At the time Jones had told him that Dantini and the CATS deserved an explanation of the United Americans' motives, especially in light of the fact that Washington had been using Radio CATS to broadcast its bogus news stories.
It had taken awhile, but Dantini finally came around to an understanding of Jones's reasoning for the deception. From that point on he worked with the UA planners, detailing for them everything he knew about the Canal and the Nazi's defenses around it.
His only request had been that, seeing as the CATS would play a very major role during the first hours of the attack, he be allowed to be back with his unit before the fighting broke out. He was, courtesy of a balls-out chopper ride from Texas to a refueling/spyship off Mexico on to his island base off Panama.
He went in with the second wave of his choppers. Their assignment was to blow up a pump station 14 miles from Panama City. The target was high priority because it was one of several pumphouses that regulated the height of the water flow in the Canal. Should the Nazis get really desperate they could, with the turn of a few wheels, let millions of gallons of water flood into the Canal, thereby swamping and probably destroying a good part of both main lock systems.
The particular station Dantini and two of his Chinooks were gunning for was built underground, deep in the woods, about a quarter mile from the bank of the waterway. Its location underground had been strictly an engineering decision by the original builders of the Canal. However, it made the critical target just about impervious to air attack.

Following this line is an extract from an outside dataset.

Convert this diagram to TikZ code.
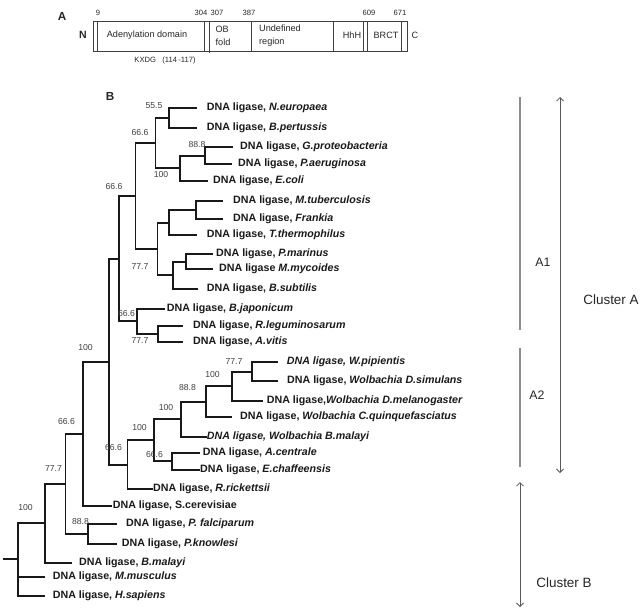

So the CATS had taken on the job. Landing two Chinooks about a half mile downstream, Dantini and 15 of his men slogged through a drainage stream that ran parallel to the main waterway, hauling five big rocket-propelled grenade launchers. All they had to do was destroy the small gas turbine that was located on the exposed roof of the pumphouse, and thereby deprive it of the electricity it needed to operate.
It was a job that was a little out of their league -they being primarily chopper troops, but Dantini was sure his guys could handle it.
However, four Nazi fast attack boats showed up to prove them wrong.